↓↓↓

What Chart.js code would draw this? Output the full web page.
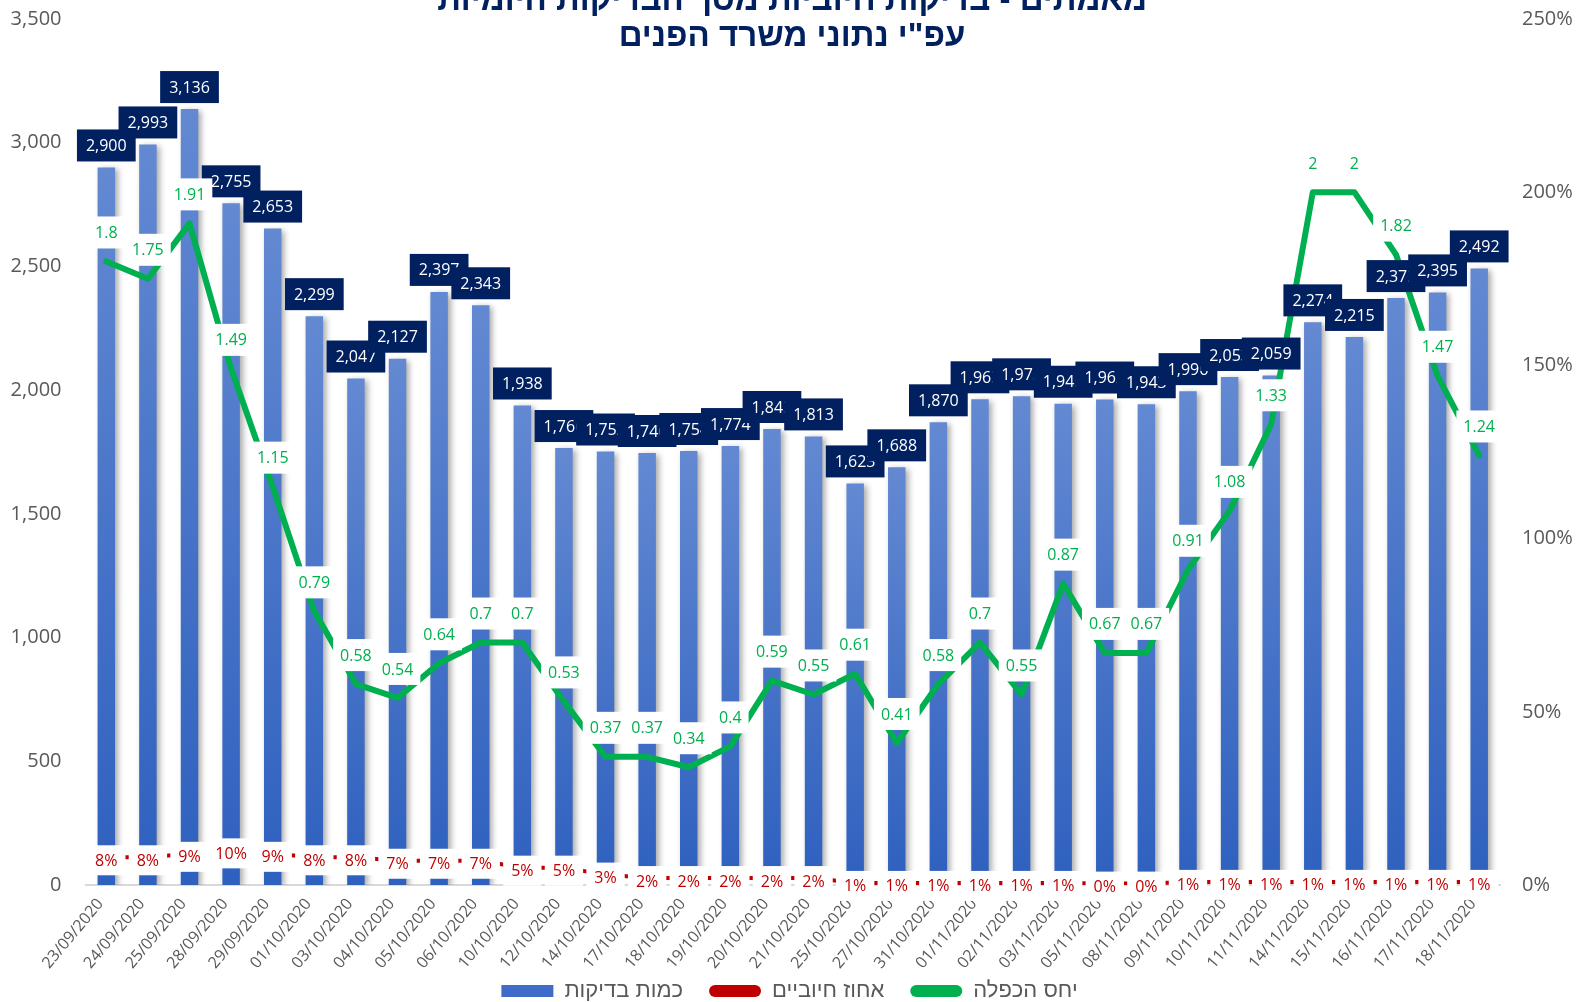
<!DOCTYPE html>
<html>
<head>
<meta charset="utf-8">
<script src="https://cdn.jsdelivr.net/npm/chart.js@4.4.0/dist/chart.umd.min.js"></script>
<style>
    html, body { margin: 0; padding: 0; background: #fff; overflow: hidden; }
    #contenedor { width: 1579px; height: 1012px; }
</style>
</head>
<body>
<div id="contenedor"><canvas id="graficoBdikot" width="1579" height="1012"></canvas></div>
<script>
// --- DATOS ---
var fechas = ['23/09/2020', '24/09/2020', '25/09/2020', '28/09/2020', '29/09/2020', '01/10/2020', '03/10/2020',
    '04/10/2020', '05/10/2020', '06/10/2020', '10/10/2020', '12/10/2020', '14/10/2020', '17/10/2020', '18/10/2020',
    '19/10/2020', '20/10/2020', '21/10/2020', '25/10/2020', '27/10/2020', '31/10/2020', '01/11/2020', '02/11/2020',
    '03/11/2020', '05/11/2020', '08/11/2020', '09/11/2020', '10/11/2020', '11/11/2020', '14/11/2020', '15/11/2020',
    '16/11/2020', '17/11/2020', '18/11/2020'];

var cantidadBdikot = [2900, 2993, 3136, 2755, 2653, 2299, 2047, 2127, 2397, 2343, 1938, 1766, 1752, 1746, 1754,
    1774, 1843, 1813, 1623, 1688, 1870, 1963, 1975, 1945, 1962, 1943, 1996, 2053, 2059, 2274, 2215, 2372, 2395, 2492];

var porcentajePositivos = [0.08, 0.08, 0.09, 0.10, 0.09, 0.08, 0.08, 0.07, 0.07, 0.07, 0.05, 0.05, 0.03, 0.02, 0.02,
    0.02, 0.02, 0.02, 0.006, 0.006, 0.006, 0.006, 0.006, 0.006, 0.004, 0.004, 0.009, 0.009, 0.009, 0.009, 0.009,
    0.009, 0.009, 0.009];

var razonDuplicacion = [1.8, 1.75, 1.91, 1.49, 1.15, 0.79, 0.58, 0.54, 0.64, 0.7, 0.7, 0.53, 0.37, 0.37, 0.34,
    0.4, 0.59, 0.55, 0.61, 0.41, 0.58, 0.7, 0.55, 0.87, 0.67, 0.67, 0.91, 1.08, 1.33, 2, 2, 1.82, 1.47, 1.24];

var nombresSeries = ['כמות בדיקות', 'אחוז חיוביים', 'יחס הכפלה'];
var titulo = ['מאמתים - בדיקות חיוביות מסך הבדיקות היומיות', 'עפ"י נתוני משרד הפנים'];

var azulOscuro = '#002060';
var gris = '#595959';

// sombra de las barras
var sombraBarras = {
    id: 'sombraBarras',
    beforeDatasetDraw: function (chart, args) {
        if (args.index !== 0) return;
        var c = chart.ctx;
        c.save();
        c.shadowColor = 'rgba(0, 0, 0, 0.35)';
        c.shadowBlur = 6;
        c.shadowOffsetX = 3;
        c.shadowOffsetY = 2;
    },
    afterDatasetDraw: function (chart, args) {
        if (args.index === 0) chart.ctx.restore();
    }
};

// la leyenda ocupa poco alto pero con separacion ancha entre items: la subimos un poco
var subirLeyenda = {
    id: 'subirLeyenda',
    afterLayout: function (chart) {
        chart.legend.top -= 17;
        chart.legend.height += 17;
    }
};

function dibujarCaja(c, texto, cx, cy, fondo, color, padX, alto) {
    var w = c.measureText(texto).width + padX * 2;
    c.fillStyle = fondo;
    c.fillRect(cx - w / 2, cy - alto / 2, w, alto);
    c.fillStyle = color;
    c.fillText(texto, cx, cy + 1);
}

// etiquetas tipo Excel + titulo
var etiquetas = {
    id: 'etiquetas',
    afterDatasetsDraw: function (chart) {
        var c = chart.ctx;
        c.save();
        c.textAlign = 'center';
        c.textBaseline = 'middle';
        c.font = '16px "Open Sans"';

        var barras = chart.getDatasetMeta(0).data;
        barras.forEach(function (b, i) {
            dibujarCaja(c, cantidadBdikot[i].toLocaleString('en-US'), b.x, b.y - 22, azulOscuro, '#ffffff', 9, 32);
        });

        var rojos = chart.getDatasetMeta(1).data;
        rojos.forEach(function (p, i) {
            dibujarCaja(c, Math.round(porcentajePositivos[i] * 100) + '%', p.x, p.y + 3, '#ffffff', '#c00000', 8, 30);
        });

        var verdes = chart.getDatasetMeta(2).data;
        verdes.forEach(function (p, i) {
            dibujarCaja(c, String(razonDuplicacion[i]), p.x, p.y - 29, '#ffffff', '#00b050', 7, 32);
        });

        c.font = 'bold 33px "Liberation Sans"';
        c.direction = 'rtl';
        c.textBaseline = 'alphabetic';
        c.fillStyle = azulOscuro;
        c.fillText(titulo[0], 792, 10);
        c.fillText(titulo[1], 792, 46);
        c.restore();
    }
};

function sinPaddingVertical(s, ancho) {
    s.width = ancho;
    s.paddingTop = 0;
    s.paddingBottom = 0;
}

var ctx = document.getElementById('graficoBdikot').getContext('2d');

var grafico = new Chart(ctx, {
    type: 'bar',
    data: {
        labels: fechas,
        datasets: [{
            label: nombresSeries[0],
            data: cantidadBdikot,
            yAxisID: 'y',
            order: 3,
            barPercentage: 0.42,
            categoryPercentage: 1,
            backgroundColor: function (context) {
                var chart = context.chart;
                if (!chart.chartArea || context.raw === undefined) return '#4a76cc';
                var escala = chart.scales.y;
                var arriba = escala.getPixelForValue(context.raw);
                var g = chart.ctx.createLinearGradient(0, arriba, 0, escala.bottom);
                g.addColorStop(0, '#6389d2');
                g.addColorStop(1, '#2e60bf');
                return g;
            }
        }, {
            type: 'line',
            label: nombresSeries[1],
            data: porcentajePositivos,
            yAxisID: 'y1',
            order: 2,
            borderColor: '#c00000',
            borderWidth: 4,
            pointRadius: 0,
            tension: 0
        }, {
            type: 'line',
            label: nombresSeries[2],
            data: razonDuplicacion,
            yAxisID: 'y1',
            order: 1,
            borderColor: '#00b050',
            borderWidth: 6,
            borderJoinStyle: 'round',
            borderCapStyle: 'round',
            pointRadius: 0,
            tension: 0
        }]
    },
    options: {
        responsive: false,
        animation: false,
        layout: { padding: { top: 19 } },
        plugins: {
            tooltip: { enabled: false },
            legend: {
                position: 'bottom',
                maxHeight: 41,
                labels: {
                    boxWidth: 52,
                    boxHeight: 12,
                    padding: 26,
                    color: gris,
                    useBorderRadius: true,
                    font: { family: '"Liberation Sans"', size: 22 },
                    generateLabels: function () {
                        return [
                            { text: nombresSeries[0], fillStyle: '#3f6cc8', strokeStyle: '#3f6cc8', lineWidth: 0, borderRadius: 0, datasetIndex: 0, fontColor: gris },
                            { text: nombresSeries[1], fillStyle: '#c00000', strokeStyle: '#c00000', lineWidth: 0, borderRadius: 6, datasetIndex: 1, fontColor: gris },
                            { text: nombresSeries[2], fillStyle: '#00b050', strokeStyle: '#00b050', lineWidth: 0, borderRadius: 6, datasetIndex: 2, fontColor: gris }
                        ];
                    }
                }
            }
        },
        scales: {
            x: {
                grid: { display: false, drawTicks: false },
                border: { display: true, color: '#d9d9d9', width: 2 },
                ticks: {
                    autoSkip: false,
                    minRotation: 50,
                    maxRotation: 50,
                    padding: 10,
                    labelOffset: -6,
                    color: gris,
                    font: { family: '"Open Sans"', size: 16 }
                },
                afterFit: function (s) { s.height = 86; }
            },
            y: {
                position: 'left',
                min: 0,
                max: 3500,
                grid: { display: false, drawTicks: false },
                border: { display: false },
                ticks: {
                    stepSize: 500,
                    padding: 24,
                    color: gris,
                    font: { family: '"Open Sans"', size: 20 },
                    callback: function (v) { return v.toLocaleString('en-US'); }
                },
                afterFit: function (s) { sinPaddingVertical(s, 85.5); }
            },
            y1: {
                position: 'right',
                min: 0,
                max: 2.5,
                grid: { display: false, drawTicks: false },
                border: { display: false },
                ticks: {
                    stepSize: 0.5,
                    padding: 22,
                    color: gris,
                    font: { family: '"Open Sans"', size: 20 },
                    callback: function (v) { return Math.round(v * 100) + '%'; }
                },
                afterFit: function (s) { sinPaddingVertical(s, 79); }
            }
        }
    },
    plugins: [sombraBarras, subirLeyenda, etiquetas]
});
</script>
</body>
</html>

↑↑↑

Exercise goal. Without the pictures, please reproduce each line of the listing above exactly, from the first one through the line bearing "2372, 2395, 2492];".

Written solution.
What Chart.js code would draw this? Output the full web page.
<!DOCTYPE html>
<html>
<head>
<meta charset="utf-8">
<script src="https://cdn.jsdelivr.net/npm/chart.js@4.4.0/dist/chart.umd.min.js"></script>
<style>
    html, body { margin: 0; padding: 0; background: #fff; overflow: hidden; }
    #contenedor { width: 1579px; height: 1012px; }
</style>
</head>
<body>
<div id="contenedor"><canvas id="graficoBdikot" width="1579" height="1012"></canvas></div>
<script>
// --- DATOS ---
var fechas = ['23/09/2020', '24/09/2020', '25/09/2020', '28/09/2020', '29/09/2020', '01/10/2020', '03/10/2020',
    '04/10/2020', '05/10/2020', '06/10/2020', '10/10/2020', '12/10/2020', '14/10/2020', '17/10/2020', '18/10/2020',
    '19/10/2020', '20/10/2020', '21/10/2020', '25/10/2020', '27/10/2020', '31/10/2020', '01/11/2020', '02/11/2020',
    '03/11/2020', '05/11/2020', '08/11/2020', '09/11/2020', '10/11/2020', '11/11/2020', '14/11/2020', '15/11/2020',
    '16/11/2020', '17/11/2020', '18/11/2020'];

var cantidadBdikot = [2900, 2993, 3136, 2755, 2653, 2299, 2047, 2127, 2397, 2343, 1938, 1766, 1752, 1746, 1754,
    1774, 1843, 1813, 1623, 1688, 1870, 1963, 1975, 1945, 1962, 1943, 1996, 2053, 2059, 2274, 2215, 2372, 2395, 2492];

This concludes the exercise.